The Walbrook (Deepditch) immediately east of Moorfields, is culverted by this time and Broker Row (now Blomfield Street) laid out along its course. The second Bethlem Hospital is shown to the west of the street.

===Renamed as Blomfield Street===
The street was called Broker Row until 1860, but was renamed in honour of the recently deceased Bishop of London, Charles Blomfield, who had been rector of St Botolph-without-Bishopsgate (the parish church of Bishopsgate Without), earlier in his career. As bishop, Blomfield had campaigned against the impact of the building of the capital's new railway terminii, which had led to the displacement of huge numbers of people, especially the poor who, as tenants, received no compensation while their landlords did. One example of this was the nearby Bishopsgate railway station which opened in 1840. As well as losing their homes, the displaced poor had had to travel further to reach their place of work, or pay more rent to live close to it.

Soon after the street was renamed two new stations were built adjacent to Blomfield Street. The development of adjacent Liverpool Street Station (opened in 1878) led to thousands of East Enders losing their homes; 3,000 in the parish of St Botolph-without-Bishopsgate (known as Bishopsgate Without for civil purposes) and 7,000 in Shoreditch. Others were displaced by the creation of adjacent Broad Street Station which opened in 1865.

===Medicine===
The original Bethlem (or Bedlam) Hospital was sited on the east side of the river from 1243 to 1676, when it moved to a larger site in Moorfields. the new building extended for 150 metres along the north side of the London Wall. The hospital subsequently moved to Southwark around 1815, when the site, together with the rest of the Lower Moorfields was developed and replaced with the new Finsbury Circus development.

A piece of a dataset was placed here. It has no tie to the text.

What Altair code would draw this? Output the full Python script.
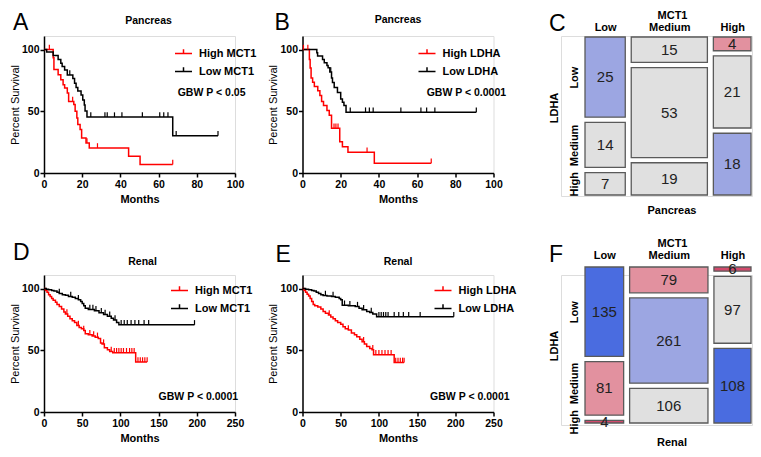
import altair as alt
import pandas as pd

FONT = "Liberation Sans"

# ---------------- Kaplan-Meier data (months, percent survival after each step) ----------------
A_HIGH_T = [0, 4.8, 5.2, 7.4, 8.8, 10.0, 10.8, 12.2, 12.9, 15.6, 16.3, 17.2, 17.7, 18.9, 19.7, 22.0, 23.7, 44.3, 50.3, 67.4]
A_HIGH_S = [100, 93.3, 83.8, 79.7, 75.6, 71.6, 68.9, 64.9, 58.0, 55.4, 50.0, 44.6, 39.2, 35.2, 28.4, 24.3, 20.3, 13.5, 6.8, 6.8]
A_HIGH_C = [2.8, 15.0, 22.5, 28.0, 67.4]
A_LOW_T = [0, 1.4, 4.8, 7.4, 8.8, 9.5, 10.8, 12.2, 15.1, 16.0, 16.8, 17.7, 19.4, 20.3, 21.1, 21.5, 22.5, 67.4, 91.1]
A_LOW_S = [100, 98.0, 95.3, 92.0, 88.9, 86.2, 83.5, 79.5, 76.5, 72.7, 69.2, 66.5, 63.2, 59.2, 55.1, 50.3, 45.3, 30.2, 30.2]
A_LOW_C = [13.5, 24.5, 31.9, 33.1, 36.9, 40.8, 51.5, 60.6, 62.7, 64.9, 69.2, 91.1]

B_HIGH_T = [0, 3.6, 4.0, 4.5, 5.3, 6.2, 8.0, 9.1, 10.0, 11.0, 12.8, 14.0, 15.2, 19.5, 20.9, 23.8, 37.6, 67.4]
B_HIGH_S = [100, 92.0, 85.0, 77.0, 73.5, 70.0, 66.7, 62.7, 58.0, 54.7, 50.7, 46.7, 36.3, 25.3, 21.3, 16.8, 8.0, 8.0]
B_HIGH_C = [0.5, 2.8, 16.5, 17.5, 18.6, 33.8, 67.4]
B_LOW_T = [0, 7.5, 7.9, 10.5, 11.4, 12.8, 13.4, 14.3, 15.2, 15.7, 16.6, 18.3, 20.0, 20.9, 21.7, 22.8, 91.0]
B_LOW_S = [100, 97.5, 94.7, 92.0, 89.3, 87.2, 85.3, 81.9, 77.0, 73.3, 69.3, 65.3, 60.0, 57.3, 54.7, 49.3, 49.3]
B_LOW_C = [14.8, 25.0, 33.0, 35.0, 37.0, 51.5, 62.0, 65.0, 69.3, 91.0]

D_HIGH_T = [0, 2, 4, 6, 8, 10, 12, 15, 17, 20, 23, 26, 28, 31, 34, 37, 40, 43, 46, 49, 52, 54, 58, 63, 67, 71, 74, 76, 79, 83, 86, 90, 120, 135]
D_HIGH_S = [100, 98.5, 97, 95, 93.5, 92, 90.5, 89, 87, 85.5, 83.5, 81, 79.5, 77.5, 75.5, 74, 72.5, 70, 68.5, 67.5, 66, 63.5, 62.5, 61.5, 60.5, 59.5, 56, 55, 52, 50.5, 49, 48, 40.5, 40.5]
D_HIGH_C = [30, 45, 52, 60, 65, 70, 78, 88, 92, 95, 98, 101, 104, 108, 112, 115, 118, 123, 126, 129, 132, 135]
D_LOW_T = [0, 3, 6, 10, 13, 17, 20, 24, 28, 32, 37, 41, 45, 48, 50, 52, 54, 58, 66, 72, 78, 83, 88, 91, 95, 98, 197]
D_LOW_S = [100, 99.5, 99, 98.5, 98, 97, 96, 95, 94.5, 93.5, 93, 92, 91, 89.5, 88, 86, 84, 83, 82, 80.5, 79, 77.5, 76, 74.5, 72.5, 70.6, 70.6]
D_LOW_C = [20, 35, 45, 60, 64, 68, 75, 80, 86, 93, 101, 105, 109, 114, 119, 124, 131, 137, 197]

E_HIGH_T = [0, 2, 4, 6, 8, 10, 12, 14, 16, 20, 24, 27, 30, 34, 37, 40, 43, 46, 50, 53, 56, 60, 64, 68, 71, 75, 78, 81, 84, 88, 91, 93, 120, 133]
E_HIGH_S = [100, 98.5, 97, 95.5, 94, 92, 89.5, 87, 86, 85, 83.5, 81.5, 80, 78.5, 77, 75.5, 74, 72.5, 71, 69, 67.5, 66.5, 64, 62.5, 61, 59, 57, 55, 53, 51.5, 50.5, 46.3, 40.2, 40.2]
E_HIGH_C = [35, 60, 80, 92, 96, 100, 104, 108, 112, 116, 122, 125, 128, 131, 133]
E_LOW_T = [0, 4, 8, 12, 15, 18, 21, 24, 27, 32, 38, 43, 48, 50, 52, 60, 69, 74, 78, 84, 88, 92, 97, 198]
E_LOW_S = [100, 99.5, 99, 98.5, 98, 97, 96, 95, 94.4, 94, 93.5, 93, 92, 91, 86.5, 86, 85.4, 84, 82.8, 81.5, 80.7, 79.5, 77.2, 77.2]
E_LOW_C = [30, 40, 55, 62, 72, 80, 90, 100, 103, 106, 109, 112, 120, 126, 132, 139, 154, 198]

# ---------------- mosaic data: rows = LDHA Low/Medium/High, cols = MCT1 Low/Medium/High ----------------
LEVELS = ["Low", "Medium", "High"]
PANC_COUNTS = [[25, 15, 4], [14, 53, 21], [7, 19, 18]]
PANC_SHADE = [["pos", "none", "neg"], ["none", "none", "none"], ["none", "none", "pos"]]
RENAL_COUNTS = [[135, 79, 6], [81, 261, 97], [4, 106, 108]]
RENAL_SHADE = [["pos2", "neg", "neg2"], ["neg", "pos", "none"], ["neg2", "none", "pos2"]]
SHADE_DOMAIN = ["pos2", "pos", "none", "neg", "neg2"]
SHADE_RANGE = ["#4a6ce0", "#9ca6e2", "#e0e0e0", "#e2919f", "#d24a6c"]

# ---------------- layout ----------------
W = 191
H_KM = 137
MOS_A, MOS_SPAN = 24, 166
GX, GY = 0.036, 0.033
LABEL_LEN = {"Low": 22.0, "Medium": 41.5, "High": 24.0}   # approx. rendered label lengths (px)


def step_value(t, s, x):
    v = s[0]
    for ti, si in zip(t, s):
        if ti <= x:
            v = si
    return v


def axis_km(title, values, weight, tpad, lpad):
    return alt.Axis(values=values, tickCount=20, title=title, grid=False, domainColor="black",
                    domainWidth=1.5, tickColor="black", tickWidth=1.5, tickSize=4, labelFont=FONT,
                    labelFontSize=10.5, labelFontWeight="bold", labelColor="black",
                    labelPadding=lpad, labelFlush=False, labelOverlap=False, titleFont=FONT,
                    titleFontSize=11, titleFontWeight=weight, titleColor="black", titlePadding=tpad)


def text_layer(label, x, y, size, weight, align="center", baseline="middle", angle=0):
    return alt.Chart(pd.DataFrame({"label": [label]})).mark_text(
        align=align, baseline=baseline, font=FONT, fontSize=size, fontWeight=weight, color="black",
        angle=angle
    ).encode(x=alt.value(x), y=alt.value(y), text="label:N")


def km_panel(letter, letter_xy, title, title_dx, title_y, labels, high, low, xmax, xstep,
             pval, pval_xy, legend_xy):
    (ht, hs, hc), (lt, ls, lc) = high, low
    curves = pd.DataFrame({"t": ht + lt, "s": hs + ls,
                           "g": [labels[0]] * len(ht) + [labels[1]] * len(lt)})
    cens = pd.DataFrame({"t": hc + lc,
                         "s": [step_value(ht, hs, c) for c in hc] + [step_value(lt, ls, c) for c in lc],
                         "g": [labels[0]] * len(hc) + [labels[1]] * len(lc)})
    x = alt.X("t:Q", scale=alt.Scale(domain=[0, xmax], nice=False),
              axis=axis_km("Months", list(range(0, xmax + 1, xstep)), "bold", 4, 2))
    y = alt.Y("s:Q", scale=alt.Scale(domain=[0, 111], nice=False),
              axis=axis_km("Percent Survival", [0, 50, 100], "normal", 1, 1))
    color = alt.Color("g:N", scale=alt.Scale(domain=labels, range=["#ff0000", "#000000"]),
                      legend=alt.Legend(orient="none", legendX=legend_xy[0], legendY=legend_xy[1],
                                        title=None, labelFont=FONT, labelFontSize=11,
                                        labelFontWeight="bold", labelColor="black",
                                        symbolType="M-1,0H1M0,0V-0.5", symbolSize=289,
                                        symbolStrokeWidth=1.5, labelOffset=6, rowPadding=3, padding=0))
    lines = alt.Chart(curves).mark_line(interpolate="step-after", strokeWidth=1.5).encode(
        x=x, y=y, color=color)
    ticks = alt.Chart(cens).mark_point(shape="M0,0L0,-1", size=90, filled=False, strokeWidth=1.2,
                                       opacity=1).encode(x=x, y=y, color=color)
    note = alt.Chart(pd.DataFrame({"label": [pval]})).mark_text(
        align="left", baseline="middle", font=FONT, fontSize=10.5, fontWeight="bold", color="black"
    ).encode(x=alt.datum(pval_xy[0]), y=alt.datum(pval_xy[1]), text="label:N")
    tag = text_layer(letter, letter_xy[0], letter_xy[1], 23, "normal", "left", "alphabetic")
    head = text_layer(title, W / 2 + title_dx, title_y, 10.5, "bold")
    return alt.layer(lines, ticks, note, tag, head).properties(width=W, height=H_KM)


def label_expr(vals, names):
    m01 = (vals[0] + vals[1]) / 2
    m12 = (vals[1] + vals[2]) / 2
    return (f"datum.value < {m01:.6f} ? '{names[0]}' : datum.value < {m12:.6f} ? "
            f"'{names[1]}' : '{names[2]}'")


def mosaic_panel(letter, letter_xy, counts, shades, bottom_title, height, top_rel, span_y,
                 ldha_y, foot_gap, head_pad):
    col_tot = [sum(counts[r][c] for r in range(3)) for c in range(3)]
    total = sum(col_tot)
    rows = []
    xc, yc = [], []
    xpos = 0.0
    for c in range(3):
        w = (1 - 2 * GX) * col_tot[c] / total
        xc.append(xpos + w / 2)
        ypos = 0.0
        for r in range(3):
            h = (1 - 2 * GY) * counts[r][c] / col_tot[c]
            rows.append({"x0": xpos, "x1": xpos + w, "y0": ypos, "y1": ypos + h,
                         "xm": xpos + w / 2, "ym": ypos + h / 2,
                         "n": counts[r][c], "shade": shades[r][c]})
            if c == 0:
                yc.append(ypos + h / 2)
            ypos += h + GY
        xpos += w + GX
    # keep the rotated row labels from running into each other (move "Medium" up if needed)
    need = (LABEL_LEN["Medium"] / 2 + LABEL_LEN["High"] / 2 + 6) / span_y
    if yc[2] - yc[1] < need:
        yc[1] = yc[2] - need
    df = pd.DataFrame(rows)

    xd0 = -MOS_A / MOS_SPAN
    xd1 = (W - MOS_A) / MOS_SPAN
    yd0 = -top_rel / span_y
    yd1 = yd0 + height / span_y
    xaxis = alt.Axis(orient="top", values=xc, tickCount=10, labelExpr=label_expr(xc, LEVELS),
                     domain=False, ticks=False, grid=False, labelAngle=0, labelPadding=head_pad,
                     labelFont=FONT, labelFontSize=11, labelFontWeight="bold", labelColor="black",
                     title="MCT1", titleFont=FONT, titleFontSize=11, titleFontWeight="bold",
                     titleColor="black", titlePadding=1, titleX=MOS_A + MOS_SPAN / 2 + 4,
                     offset=-top_rel, labelOverlap=False)
    yaxis = alt.Axis(orient="left", values=yc, tickCount=10, labelExpr=label_expr(yc, LEVELS),
                     domain=False, ticks=False, grid=False, labelAngle=270, labelAlign="center",
                     labelBaseline="bottom", labelPadding=6, labelFont=FONT, labelFontSize=11,
                     labelFontWeight="bold", labelColor="black", title=None, offset=-MOS_A,
                     labelOverlap=False)
    xs = alt.Scale(domain=[xd0, xd1], nice=False, zero=False)
    ys = alt.Scale(domain=[yd0, yd1], nice=False, zero=False, reverse=True)
    rect = alt.Chart(df).mark_rect(stroke="#5a5a5a", strokeWidth=1.3).encode(
        x=alt.X("x0:Q", scale=xs, axis=xaxis), x2="x1:Q",
        y=alt.Y("y0:Q", scale=ys, axis=yaxis), y2="y1:Q",
        color=alt.Color("shade:N", scale=alt.Scale(domain=SHADE_DOMAIN, range=SHADE_RANGE), legend=None))
    nums = alt.Chart(df).mark_text(font=FONT, fontSize=15, color="#222222", baseline="middle").encode(
        x=alt.X("xm:Q", scale=xs, axis=xaxis), y=alt.Y("ym:Q", scale=ys, axis=yaxis), text="n:Q")
    tag = text_layer(letter, letter_xy[0], letter_xy[1], 23, "normal", "left", "alphabetic")
    foot = text_layer(bottom_title, MOS_A + MOS_SPAN / 2 + 4, top_rel + span_y + foot_gap, 11, "bold")
    side = text_layer("LDHA", MOS_A - 30, ldha_y, 11, "bold", angle=270)
    return alt.layer(rect, nums, tag, foot, side).properties(width=W, height=height)


pA = km_panel("A", (-31, -6), "Pancreas", 9, -15, ["High MCT1", "Low MCT1"],
              (A_HIGH_T, A_HIGH_S, A_HIGH_C), (A_LOW_T, A_LOW_S, A_LOW_C), 100, 20,
              "GBW P < 0.05", (70, 65), (130, 8))
pB = km_panel("B", (-28, -6), "Pancreas", 0, -16, ["High LDHA", "Low LDHA"],
              (B_HIGH_T, B_HIGH_S, B_HIGH_C), (B_LOW_T, B_LOW_S, B_LOW_C), 100, 20,
              "GBW P < 0.0001", (65, 65), (115, 8))
pC = mosaic_panel("C", (-12, -5), PANC_COUNTS, PANC_SHADE, "Pancreas", 160, 1, 158, 72, 16, 5)
pD = km_panel("D", (-31, -15), "Renal", 3, -13, ["High MCT1", "Low MCT1"],
              (D_HIGH_T, D_HIGH_S, D_HIGH_C), (D_LOW_T, D_LOW_S, D_LOW_C), 250, 50,
              "GBW P < 0.0001", (150, 12), (126, 6))
pE = km_panel("E", (-27, -13), "Renal", 0, -13, ["High LDHA", "Low LDHA"],
              (E_HIGH_T, E_HIGH_S, E_HIGH_C), (E_LOW_T, E_LOW_S, E_LOW_C), 250, 50,
              "GBW P < 0.0001", (167, 12), (131, 6))
pF = mosaic_panel("F", (-12, -13), RENAL_COUNTS, RENAL_SHADE, "Renal", 150, -8, 156, 71, 20, 7)

chart = alt.concat(pA, pB, pC, pD, pE, pF, columns=3, bounds="flush", align="all",
                   spacing={"row": 79, "column": 67.5}).resolve_scale(
    x="independent", y="independent", color="independent").resolve_legend(
    color="independent").properties(padding=0).configure_view(stroke="transparent").configure(font=FONT)

chart.save("out.html", embed_options={"renderer": "svg", "actions": False})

In the early and mid 19th century, before Harley Street rose to prominence, Finsbury (to the west of the street), was London's foremost medical district. Blomfield Street (then Broker Row) had the second Bethlem Hospital (until 1815), while the second site of the Moorfields Eye Hospital occupied a part of the Finsbury Circus development from 1822 to 1899.

===World War One===
On the night of 8/9 September 1915, during World War One, German Navy airship L13 (LZ45) carried out what would be the most destructive raids of the war. Twenty-two people were killed, including three at Blomfield Street. A number 35A bus at the junction of Blomfield and Liverpool Streets suffered a direct hit, kiling the conductor and two passengers. The driver was seen wandering the street in shock, staring at his hand which had several fingers missing.

The airship, which was 163 metres long and flying at 2500 metres of altitude, was largely invulnerable to defensive measures at this stage of the war. An eyewitness described catching sight of the airship:

"I looked up, and at the last moment the searchlight caught the Zepp, full and clear It was a beautiful but terrifying sight."